Both Boshkoski and Frchkoski spoke for B92 on Saturday.
Boshkoski said he is not hiding his disappointment over the fact that VMRO-DPMNE, a party of which he is a member, did not choose him to run.
"I have four years of Hague solitude behind me. In a room sized 2.5 square meters I had time to think about Macedonia's future. Even during the first days after my departure I realized that the situation in Macedonia was alarming and that my country was extremely isolated. You know, although I returned from jail, I am in this way imprisoned again, and I cannot allow for that to happen."

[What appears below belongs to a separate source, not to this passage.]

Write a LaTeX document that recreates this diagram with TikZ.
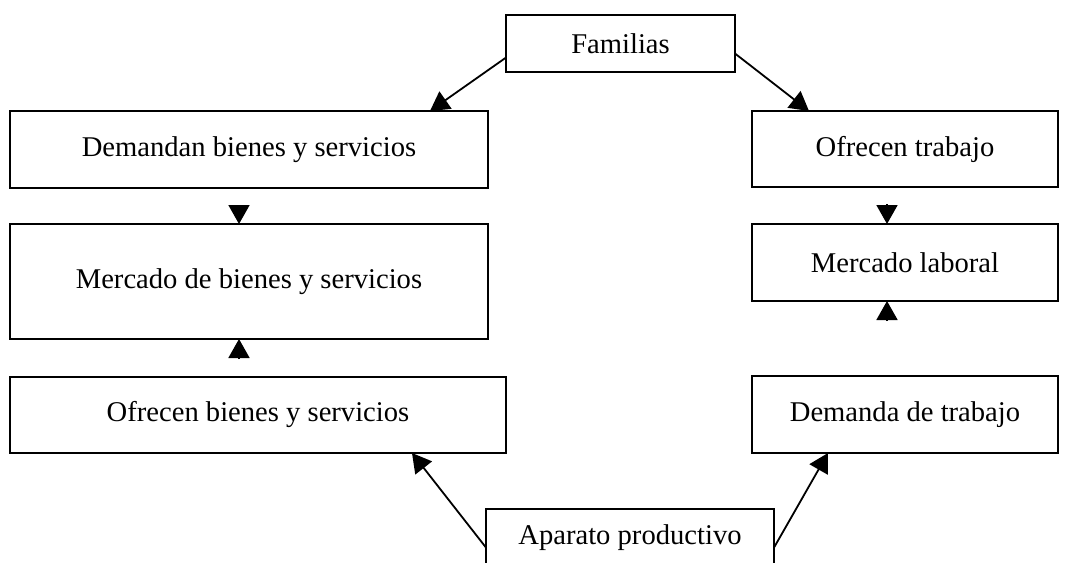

"I disagree with some moves made by Premier [Nikola] Gruevski, but what worries me the most is his insistence on the Macedonians' ancient roots. This Aryan theory is something we don't need at all," Boshkovski said.
Frchkoski, on the other hand, sees it as his "personal challenge" to stand against "the authoritarian rule that has isolated Macedonia managing to push in into a Balkan corner".
"After twenty years of independence we are once again setting up the basic security issues, of whether or not Macedonia will face internal federalization and whether Albanians will separate in local municipalities."
"We cannot expect fair elections, the most we can expect is for them to be calm. Unfortunately these are the election criteria just like in Africa," said he.
Meanwhile, it is already clear that ethnic Albanian votes from the first round will go to the Macedonian bloc candidate that will be most accommodating to Albanian conditions and demands, our reporter says.